Definition
An emission schedule is a formal specification that defines the timing, rate, and total quantity of new token issuance in a blockchain or DeFi protocol. It encodes how the token supply evolves over time, often in relation to block production, epochs, or other protocol-defined intervals. The schedule may be fixed in the protocol’s rules or adjustable through governance, and it is a central element of a project’s Tokenomics.

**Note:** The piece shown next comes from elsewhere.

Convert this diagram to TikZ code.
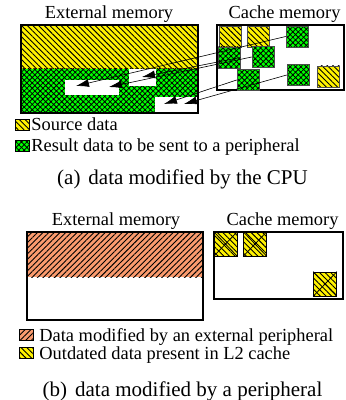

Emission schedules determine how quickly circulating supply approaches any defined Max Supply, if one exists, and how issuance interacts with mechanisms such as Inflation or deflation. They can include discrete events like Halving, where the issuance rate is periodically reduced according to preset rules. By specifying the conditions under which tokens are Minted, an emission schedule provides predictability and transparency around supply dynamics for all participants.
Context and Usage
In DeFi and broader crypto systems, the emission schedule is used to align incentives for validators, liquidity providers, and other participants over different phases of a network’s lifecycle. It shapes expectations about future token availability, which can influence perceived scarcity, reward structures, and long-term sustainability of the protocol. Projects often publish their emission schedule as part of their Tokenomics documentation to clarify how supply will change over time.
The concept also provides a framework for analyzing how ongoing Mint events and any built-in Inflation interact with a protocol’s stated Max Supply, if such a cap exists. Emission schedules can be linear, decaying, stepwise with Halving events, or follow more complex mathematical curves, but in all cases they serve as the canonical reference for how new tokens enter circulation. This makes the emission schedule a foundational concept for understanding the monetary policy of a crypto asset or DeFi protocol.